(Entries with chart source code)
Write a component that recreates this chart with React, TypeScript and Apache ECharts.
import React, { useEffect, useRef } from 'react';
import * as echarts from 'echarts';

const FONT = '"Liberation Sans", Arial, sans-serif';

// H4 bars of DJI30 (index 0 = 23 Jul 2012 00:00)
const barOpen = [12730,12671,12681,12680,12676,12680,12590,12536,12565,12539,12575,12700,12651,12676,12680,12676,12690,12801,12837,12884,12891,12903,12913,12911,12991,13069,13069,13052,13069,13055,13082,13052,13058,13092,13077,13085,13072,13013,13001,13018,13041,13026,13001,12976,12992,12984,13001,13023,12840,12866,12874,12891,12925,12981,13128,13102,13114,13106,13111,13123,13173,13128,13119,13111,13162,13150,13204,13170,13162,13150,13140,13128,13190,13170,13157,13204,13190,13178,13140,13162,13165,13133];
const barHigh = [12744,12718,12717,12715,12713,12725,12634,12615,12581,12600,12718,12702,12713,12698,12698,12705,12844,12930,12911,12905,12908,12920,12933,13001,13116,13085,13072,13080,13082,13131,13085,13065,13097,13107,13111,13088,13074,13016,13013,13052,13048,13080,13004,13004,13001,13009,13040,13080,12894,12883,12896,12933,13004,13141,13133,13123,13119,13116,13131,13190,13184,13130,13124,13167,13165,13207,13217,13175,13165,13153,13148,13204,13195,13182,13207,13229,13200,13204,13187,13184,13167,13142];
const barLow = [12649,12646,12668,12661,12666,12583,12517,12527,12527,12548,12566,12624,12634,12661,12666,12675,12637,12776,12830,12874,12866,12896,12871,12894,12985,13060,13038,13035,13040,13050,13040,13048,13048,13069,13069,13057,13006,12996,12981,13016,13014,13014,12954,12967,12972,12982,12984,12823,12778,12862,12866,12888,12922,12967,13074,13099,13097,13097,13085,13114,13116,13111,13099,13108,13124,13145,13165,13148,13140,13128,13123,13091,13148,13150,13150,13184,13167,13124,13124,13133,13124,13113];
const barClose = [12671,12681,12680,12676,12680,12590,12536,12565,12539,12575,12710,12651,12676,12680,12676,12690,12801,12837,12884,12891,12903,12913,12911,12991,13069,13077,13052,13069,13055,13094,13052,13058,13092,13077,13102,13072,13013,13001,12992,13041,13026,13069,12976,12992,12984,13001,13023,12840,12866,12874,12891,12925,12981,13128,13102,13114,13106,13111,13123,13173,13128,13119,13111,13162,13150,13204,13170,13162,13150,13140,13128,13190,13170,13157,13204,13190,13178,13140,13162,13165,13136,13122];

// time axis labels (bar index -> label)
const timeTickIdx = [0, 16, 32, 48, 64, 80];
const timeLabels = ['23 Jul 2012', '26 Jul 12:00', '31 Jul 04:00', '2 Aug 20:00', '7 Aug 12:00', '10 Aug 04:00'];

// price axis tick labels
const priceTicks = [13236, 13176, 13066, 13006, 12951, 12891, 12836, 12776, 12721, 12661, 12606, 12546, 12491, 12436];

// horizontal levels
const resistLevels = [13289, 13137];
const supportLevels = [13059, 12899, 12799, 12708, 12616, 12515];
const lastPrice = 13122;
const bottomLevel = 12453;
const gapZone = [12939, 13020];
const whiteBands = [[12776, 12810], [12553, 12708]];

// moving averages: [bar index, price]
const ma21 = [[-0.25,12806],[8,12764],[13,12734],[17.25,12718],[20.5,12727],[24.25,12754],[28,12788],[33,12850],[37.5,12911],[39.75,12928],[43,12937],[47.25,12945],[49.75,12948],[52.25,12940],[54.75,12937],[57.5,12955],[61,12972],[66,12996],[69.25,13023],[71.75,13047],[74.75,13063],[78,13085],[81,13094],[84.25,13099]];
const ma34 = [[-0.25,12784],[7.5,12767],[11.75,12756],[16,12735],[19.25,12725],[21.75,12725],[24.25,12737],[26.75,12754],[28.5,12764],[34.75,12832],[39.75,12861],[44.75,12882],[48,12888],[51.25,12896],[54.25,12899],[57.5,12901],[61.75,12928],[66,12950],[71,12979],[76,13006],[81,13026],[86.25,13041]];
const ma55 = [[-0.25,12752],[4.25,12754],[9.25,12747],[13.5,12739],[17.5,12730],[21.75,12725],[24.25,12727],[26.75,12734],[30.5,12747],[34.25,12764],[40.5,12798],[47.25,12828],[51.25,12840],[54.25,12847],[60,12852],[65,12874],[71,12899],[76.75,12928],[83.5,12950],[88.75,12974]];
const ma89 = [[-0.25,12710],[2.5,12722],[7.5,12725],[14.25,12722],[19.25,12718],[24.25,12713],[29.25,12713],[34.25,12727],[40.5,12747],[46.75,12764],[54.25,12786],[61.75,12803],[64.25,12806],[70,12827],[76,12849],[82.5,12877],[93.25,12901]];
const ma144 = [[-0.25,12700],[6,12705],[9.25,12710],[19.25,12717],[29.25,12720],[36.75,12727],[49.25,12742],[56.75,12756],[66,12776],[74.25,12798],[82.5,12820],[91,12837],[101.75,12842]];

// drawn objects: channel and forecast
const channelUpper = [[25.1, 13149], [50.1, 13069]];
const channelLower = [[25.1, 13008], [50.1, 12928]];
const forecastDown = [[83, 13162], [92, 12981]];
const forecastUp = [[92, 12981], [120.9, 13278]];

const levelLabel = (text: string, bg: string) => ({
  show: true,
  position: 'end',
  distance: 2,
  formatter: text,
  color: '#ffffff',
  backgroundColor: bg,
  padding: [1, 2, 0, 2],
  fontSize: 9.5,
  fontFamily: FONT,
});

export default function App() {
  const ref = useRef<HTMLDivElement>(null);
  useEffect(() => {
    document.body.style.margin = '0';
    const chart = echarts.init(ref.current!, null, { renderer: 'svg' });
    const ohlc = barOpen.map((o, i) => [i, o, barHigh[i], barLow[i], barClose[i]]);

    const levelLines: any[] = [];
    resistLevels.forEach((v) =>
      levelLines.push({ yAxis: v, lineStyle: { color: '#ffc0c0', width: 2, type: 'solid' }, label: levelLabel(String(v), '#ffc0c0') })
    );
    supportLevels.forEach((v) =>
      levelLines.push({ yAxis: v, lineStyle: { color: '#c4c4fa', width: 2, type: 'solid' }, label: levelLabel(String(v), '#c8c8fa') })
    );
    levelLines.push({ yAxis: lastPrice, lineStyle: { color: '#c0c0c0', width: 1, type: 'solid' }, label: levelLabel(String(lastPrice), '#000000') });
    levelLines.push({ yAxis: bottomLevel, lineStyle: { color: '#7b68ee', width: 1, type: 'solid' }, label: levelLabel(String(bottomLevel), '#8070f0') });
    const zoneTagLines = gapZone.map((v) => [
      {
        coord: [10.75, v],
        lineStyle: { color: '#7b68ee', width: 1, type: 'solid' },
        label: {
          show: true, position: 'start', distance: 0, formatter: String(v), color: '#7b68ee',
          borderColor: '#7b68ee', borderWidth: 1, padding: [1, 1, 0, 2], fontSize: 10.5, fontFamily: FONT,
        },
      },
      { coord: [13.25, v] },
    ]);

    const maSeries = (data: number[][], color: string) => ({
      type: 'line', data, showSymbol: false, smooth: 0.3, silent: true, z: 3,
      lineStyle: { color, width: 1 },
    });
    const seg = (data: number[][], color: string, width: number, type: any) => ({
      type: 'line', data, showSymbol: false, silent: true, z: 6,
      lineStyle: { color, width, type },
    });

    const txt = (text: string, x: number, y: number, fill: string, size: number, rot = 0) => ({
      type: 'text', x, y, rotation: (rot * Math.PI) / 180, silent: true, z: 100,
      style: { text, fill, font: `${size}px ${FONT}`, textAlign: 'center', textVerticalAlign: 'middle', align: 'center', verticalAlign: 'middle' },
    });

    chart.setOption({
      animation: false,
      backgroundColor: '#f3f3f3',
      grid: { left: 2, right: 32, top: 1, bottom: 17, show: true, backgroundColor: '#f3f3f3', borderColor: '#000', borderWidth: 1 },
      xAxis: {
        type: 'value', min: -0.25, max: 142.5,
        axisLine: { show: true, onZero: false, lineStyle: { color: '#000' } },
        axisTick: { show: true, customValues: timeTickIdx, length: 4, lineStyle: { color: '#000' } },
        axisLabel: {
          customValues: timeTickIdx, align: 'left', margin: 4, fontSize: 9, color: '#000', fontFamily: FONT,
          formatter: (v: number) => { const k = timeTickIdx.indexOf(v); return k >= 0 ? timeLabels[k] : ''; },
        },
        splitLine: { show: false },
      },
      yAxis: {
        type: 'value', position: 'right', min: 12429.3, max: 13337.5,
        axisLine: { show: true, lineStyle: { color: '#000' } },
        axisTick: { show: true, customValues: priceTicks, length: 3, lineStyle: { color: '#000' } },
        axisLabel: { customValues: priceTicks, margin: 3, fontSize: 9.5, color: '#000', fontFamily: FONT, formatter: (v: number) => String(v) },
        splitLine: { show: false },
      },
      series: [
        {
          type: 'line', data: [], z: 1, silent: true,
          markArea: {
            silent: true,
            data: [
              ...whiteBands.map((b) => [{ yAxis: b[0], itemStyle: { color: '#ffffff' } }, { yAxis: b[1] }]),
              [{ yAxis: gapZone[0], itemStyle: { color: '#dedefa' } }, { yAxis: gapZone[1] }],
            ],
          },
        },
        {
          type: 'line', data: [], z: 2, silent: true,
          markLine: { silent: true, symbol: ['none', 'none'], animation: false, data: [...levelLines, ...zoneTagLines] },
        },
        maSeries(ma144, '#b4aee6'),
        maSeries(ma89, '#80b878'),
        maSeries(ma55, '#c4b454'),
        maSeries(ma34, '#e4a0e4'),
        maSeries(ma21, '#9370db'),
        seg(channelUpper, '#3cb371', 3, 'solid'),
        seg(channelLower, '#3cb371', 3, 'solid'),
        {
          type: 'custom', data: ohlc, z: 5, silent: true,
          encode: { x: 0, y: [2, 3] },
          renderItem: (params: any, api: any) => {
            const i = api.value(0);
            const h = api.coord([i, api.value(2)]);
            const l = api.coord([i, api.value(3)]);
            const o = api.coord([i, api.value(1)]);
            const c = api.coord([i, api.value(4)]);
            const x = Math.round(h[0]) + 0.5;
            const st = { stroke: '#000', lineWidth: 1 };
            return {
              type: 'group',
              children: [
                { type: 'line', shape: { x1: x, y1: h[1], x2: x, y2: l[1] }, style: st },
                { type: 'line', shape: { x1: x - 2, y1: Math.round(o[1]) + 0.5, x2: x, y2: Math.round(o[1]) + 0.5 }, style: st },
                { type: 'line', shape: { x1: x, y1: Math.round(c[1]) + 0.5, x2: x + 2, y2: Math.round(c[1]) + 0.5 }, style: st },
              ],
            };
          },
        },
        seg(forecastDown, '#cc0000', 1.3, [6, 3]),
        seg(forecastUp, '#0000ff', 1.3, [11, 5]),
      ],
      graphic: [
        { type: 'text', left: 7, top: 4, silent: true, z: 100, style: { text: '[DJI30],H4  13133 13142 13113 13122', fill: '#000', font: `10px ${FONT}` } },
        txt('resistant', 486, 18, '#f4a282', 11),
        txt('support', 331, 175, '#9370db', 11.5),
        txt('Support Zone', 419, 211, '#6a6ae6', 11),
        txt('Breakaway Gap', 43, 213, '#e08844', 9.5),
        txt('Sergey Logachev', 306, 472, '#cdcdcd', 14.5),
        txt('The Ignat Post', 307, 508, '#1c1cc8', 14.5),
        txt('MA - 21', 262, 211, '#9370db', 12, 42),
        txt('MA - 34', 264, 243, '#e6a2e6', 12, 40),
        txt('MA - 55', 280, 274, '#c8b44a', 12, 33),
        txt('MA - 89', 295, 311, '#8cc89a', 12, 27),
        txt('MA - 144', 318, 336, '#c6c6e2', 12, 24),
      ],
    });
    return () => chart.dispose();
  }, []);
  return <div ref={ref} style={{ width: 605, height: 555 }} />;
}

...

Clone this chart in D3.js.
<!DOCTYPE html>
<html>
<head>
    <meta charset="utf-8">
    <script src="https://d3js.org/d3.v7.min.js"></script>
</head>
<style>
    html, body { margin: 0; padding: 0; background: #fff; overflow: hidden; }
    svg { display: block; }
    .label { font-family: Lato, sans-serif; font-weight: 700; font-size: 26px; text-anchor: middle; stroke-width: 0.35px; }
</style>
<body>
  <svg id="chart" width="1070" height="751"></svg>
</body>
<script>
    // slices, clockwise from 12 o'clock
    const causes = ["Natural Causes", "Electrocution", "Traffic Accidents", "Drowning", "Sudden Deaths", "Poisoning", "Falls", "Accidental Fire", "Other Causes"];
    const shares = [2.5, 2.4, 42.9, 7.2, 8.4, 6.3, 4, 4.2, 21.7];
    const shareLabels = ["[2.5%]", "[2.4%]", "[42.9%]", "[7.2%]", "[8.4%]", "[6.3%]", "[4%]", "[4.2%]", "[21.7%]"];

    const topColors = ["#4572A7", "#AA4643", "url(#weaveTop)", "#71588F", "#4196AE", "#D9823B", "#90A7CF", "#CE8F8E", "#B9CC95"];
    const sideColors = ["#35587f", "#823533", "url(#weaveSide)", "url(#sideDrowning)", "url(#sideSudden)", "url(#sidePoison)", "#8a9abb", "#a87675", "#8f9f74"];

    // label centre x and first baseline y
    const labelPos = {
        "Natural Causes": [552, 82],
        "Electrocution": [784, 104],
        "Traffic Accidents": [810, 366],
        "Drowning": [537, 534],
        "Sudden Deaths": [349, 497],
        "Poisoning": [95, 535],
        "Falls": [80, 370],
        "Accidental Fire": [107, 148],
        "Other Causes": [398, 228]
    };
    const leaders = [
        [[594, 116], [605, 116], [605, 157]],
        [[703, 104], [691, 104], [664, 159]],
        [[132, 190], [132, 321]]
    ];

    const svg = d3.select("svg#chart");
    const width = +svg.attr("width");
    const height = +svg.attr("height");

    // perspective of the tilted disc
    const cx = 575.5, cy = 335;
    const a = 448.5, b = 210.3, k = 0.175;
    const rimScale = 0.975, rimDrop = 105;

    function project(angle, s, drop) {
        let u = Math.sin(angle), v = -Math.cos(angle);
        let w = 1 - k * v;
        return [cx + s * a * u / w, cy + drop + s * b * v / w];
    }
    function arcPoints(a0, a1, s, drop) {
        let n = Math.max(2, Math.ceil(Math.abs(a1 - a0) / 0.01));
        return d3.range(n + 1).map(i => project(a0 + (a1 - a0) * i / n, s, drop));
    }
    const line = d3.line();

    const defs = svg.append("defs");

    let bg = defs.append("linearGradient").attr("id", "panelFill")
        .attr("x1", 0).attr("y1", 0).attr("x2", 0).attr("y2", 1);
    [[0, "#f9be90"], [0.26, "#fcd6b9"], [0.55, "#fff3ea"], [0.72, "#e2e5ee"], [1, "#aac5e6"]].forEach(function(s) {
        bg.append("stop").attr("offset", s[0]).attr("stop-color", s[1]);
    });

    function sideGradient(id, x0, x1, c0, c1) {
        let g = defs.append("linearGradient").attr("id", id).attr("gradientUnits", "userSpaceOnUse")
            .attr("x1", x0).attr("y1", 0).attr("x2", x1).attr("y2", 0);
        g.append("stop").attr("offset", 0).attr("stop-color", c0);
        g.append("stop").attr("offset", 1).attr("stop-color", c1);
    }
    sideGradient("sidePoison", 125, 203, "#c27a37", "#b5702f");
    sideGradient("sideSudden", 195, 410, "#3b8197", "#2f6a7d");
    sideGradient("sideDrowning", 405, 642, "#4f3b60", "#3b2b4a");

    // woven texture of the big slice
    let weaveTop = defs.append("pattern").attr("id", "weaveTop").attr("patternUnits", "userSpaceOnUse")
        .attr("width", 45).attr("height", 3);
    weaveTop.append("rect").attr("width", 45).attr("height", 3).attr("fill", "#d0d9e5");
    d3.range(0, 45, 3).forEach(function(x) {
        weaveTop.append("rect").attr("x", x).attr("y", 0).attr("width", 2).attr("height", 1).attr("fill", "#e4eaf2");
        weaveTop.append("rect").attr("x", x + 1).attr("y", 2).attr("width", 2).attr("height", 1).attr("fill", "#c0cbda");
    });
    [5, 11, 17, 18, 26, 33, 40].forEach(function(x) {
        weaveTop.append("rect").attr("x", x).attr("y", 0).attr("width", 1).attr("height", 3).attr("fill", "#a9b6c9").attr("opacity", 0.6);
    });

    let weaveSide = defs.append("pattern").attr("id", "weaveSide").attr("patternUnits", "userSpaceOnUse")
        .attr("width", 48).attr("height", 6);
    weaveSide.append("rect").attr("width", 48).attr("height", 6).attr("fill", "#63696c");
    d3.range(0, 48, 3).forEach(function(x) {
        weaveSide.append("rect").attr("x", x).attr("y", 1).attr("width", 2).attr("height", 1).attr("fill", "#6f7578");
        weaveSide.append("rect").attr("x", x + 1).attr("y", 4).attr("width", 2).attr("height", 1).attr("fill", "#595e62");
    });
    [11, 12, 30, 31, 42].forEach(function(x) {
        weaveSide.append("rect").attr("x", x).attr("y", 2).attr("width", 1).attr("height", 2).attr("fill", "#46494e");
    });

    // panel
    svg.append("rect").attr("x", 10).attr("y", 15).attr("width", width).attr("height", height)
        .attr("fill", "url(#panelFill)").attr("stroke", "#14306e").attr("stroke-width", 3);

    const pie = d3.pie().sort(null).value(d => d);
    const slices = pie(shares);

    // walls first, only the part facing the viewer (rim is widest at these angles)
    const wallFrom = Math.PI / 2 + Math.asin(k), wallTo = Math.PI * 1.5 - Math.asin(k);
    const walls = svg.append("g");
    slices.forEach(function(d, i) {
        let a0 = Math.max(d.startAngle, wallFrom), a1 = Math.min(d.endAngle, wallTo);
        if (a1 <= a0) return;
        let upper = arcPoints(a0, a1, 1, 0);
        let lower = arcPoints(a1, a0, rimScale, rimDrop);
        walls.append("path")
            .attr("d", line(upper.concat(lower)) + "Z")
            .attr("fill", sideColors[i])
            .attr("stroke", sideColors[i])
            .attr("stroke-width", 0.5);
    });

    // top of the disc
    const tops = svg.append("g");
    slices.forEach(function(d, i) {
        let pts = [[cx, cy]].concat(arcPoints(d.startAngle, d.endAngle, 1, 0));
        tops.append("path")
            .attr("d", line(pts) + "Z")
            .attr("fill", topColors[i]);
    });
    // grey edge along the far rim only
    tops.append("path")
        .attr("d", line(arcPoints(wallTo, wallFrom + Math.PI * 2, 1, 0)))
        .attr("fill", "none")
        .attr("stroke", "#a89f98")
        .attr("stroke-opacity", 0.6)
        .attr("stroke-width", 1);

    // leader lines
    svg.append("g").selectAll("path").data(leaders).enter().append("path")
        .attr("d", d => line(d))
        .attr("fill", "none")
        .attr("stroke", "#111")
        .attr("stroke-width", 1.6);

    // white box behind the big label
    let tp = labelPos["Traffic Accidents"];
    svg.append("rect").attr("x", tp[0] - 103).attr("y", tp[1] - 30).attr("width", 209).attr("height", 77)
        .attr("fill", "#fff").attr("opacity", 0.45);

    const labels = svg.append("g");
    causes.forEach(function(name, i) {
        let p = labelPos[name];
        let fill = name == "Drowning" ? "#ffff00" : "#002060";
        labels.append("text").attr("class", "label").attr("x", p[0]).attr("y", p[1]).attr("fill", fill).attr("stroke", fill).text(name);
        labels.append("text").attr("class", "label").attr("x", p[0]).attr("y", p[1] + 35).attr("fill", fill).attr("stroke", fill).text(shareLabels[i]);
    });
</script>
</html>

==

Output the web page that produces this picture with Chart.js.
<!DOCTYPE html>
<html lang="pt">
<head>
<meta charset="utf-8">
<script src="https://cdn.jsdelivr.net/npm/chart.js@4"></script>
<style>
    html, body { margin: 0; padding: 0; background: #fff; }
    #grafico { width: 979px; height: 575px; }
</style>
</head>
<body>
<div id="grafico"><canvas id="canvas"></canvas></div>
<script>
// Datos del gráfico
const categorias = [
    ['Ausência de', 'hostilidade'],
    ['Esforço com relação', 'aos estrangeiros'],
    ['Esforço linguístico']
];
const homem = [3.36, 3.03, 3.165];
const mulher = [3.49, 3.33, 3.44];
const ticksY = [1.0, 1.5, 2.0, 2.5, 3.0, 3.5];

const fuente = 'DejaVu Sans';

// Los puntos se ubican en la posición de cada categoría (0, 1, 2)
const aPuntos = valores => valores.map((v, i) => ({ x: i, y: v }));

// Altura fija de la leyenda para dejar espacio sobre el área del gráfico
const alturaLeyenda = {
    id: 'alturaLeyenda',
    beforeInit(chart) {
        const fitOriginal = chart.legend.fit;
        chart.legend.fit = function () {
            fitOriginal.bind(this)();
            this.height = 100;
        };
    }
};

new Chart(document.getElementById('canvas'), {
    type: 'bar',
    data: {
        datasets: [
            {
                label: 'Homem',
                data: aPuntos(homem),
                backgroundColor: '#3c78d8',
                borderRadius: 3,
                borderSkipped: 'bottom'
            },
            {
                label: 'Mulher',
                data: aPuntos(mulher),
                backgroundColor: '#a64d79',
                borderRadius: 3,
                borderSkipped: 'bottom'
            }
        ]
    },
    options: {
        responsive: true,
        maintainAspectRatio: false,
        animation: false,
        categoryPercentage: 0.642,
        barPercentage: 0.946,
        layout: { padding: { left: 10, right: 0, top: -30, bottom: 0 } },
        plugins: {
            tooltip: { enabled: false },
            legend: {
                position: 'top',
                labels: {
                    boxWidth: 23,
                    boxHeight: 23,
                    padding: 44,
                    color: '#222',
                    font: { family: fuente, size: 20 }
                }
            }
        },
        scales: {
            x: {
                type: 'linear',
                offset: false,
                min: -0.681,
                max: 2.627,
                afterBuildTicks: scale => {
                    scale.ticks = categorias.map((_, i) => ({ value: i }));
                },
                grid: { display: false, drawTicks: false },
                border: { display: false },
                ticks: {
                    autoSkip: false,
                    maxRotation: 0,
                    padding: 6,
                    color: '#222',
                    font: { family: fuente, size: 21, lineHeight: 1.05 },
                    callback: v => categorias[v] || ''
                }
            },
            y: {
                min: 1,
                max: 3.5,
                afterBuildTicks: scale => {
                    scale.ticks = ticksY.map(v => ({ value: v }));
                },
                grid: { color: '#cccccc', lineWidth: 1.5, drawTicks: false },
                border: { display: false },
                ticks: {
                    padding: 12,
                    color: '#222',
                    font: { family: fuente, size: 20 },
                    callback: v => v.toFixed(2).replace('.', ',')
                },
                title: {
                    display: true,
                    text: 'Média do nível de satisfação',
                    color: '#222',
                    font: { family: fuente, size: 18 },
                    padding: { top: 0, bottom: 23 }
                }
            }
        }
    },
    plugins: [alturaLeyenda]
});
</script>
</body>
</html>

*What you need to do*
Copy out all lines where the word "picture" appears.

*Exercise result*
Output the web page that produces this picture with Chart.js.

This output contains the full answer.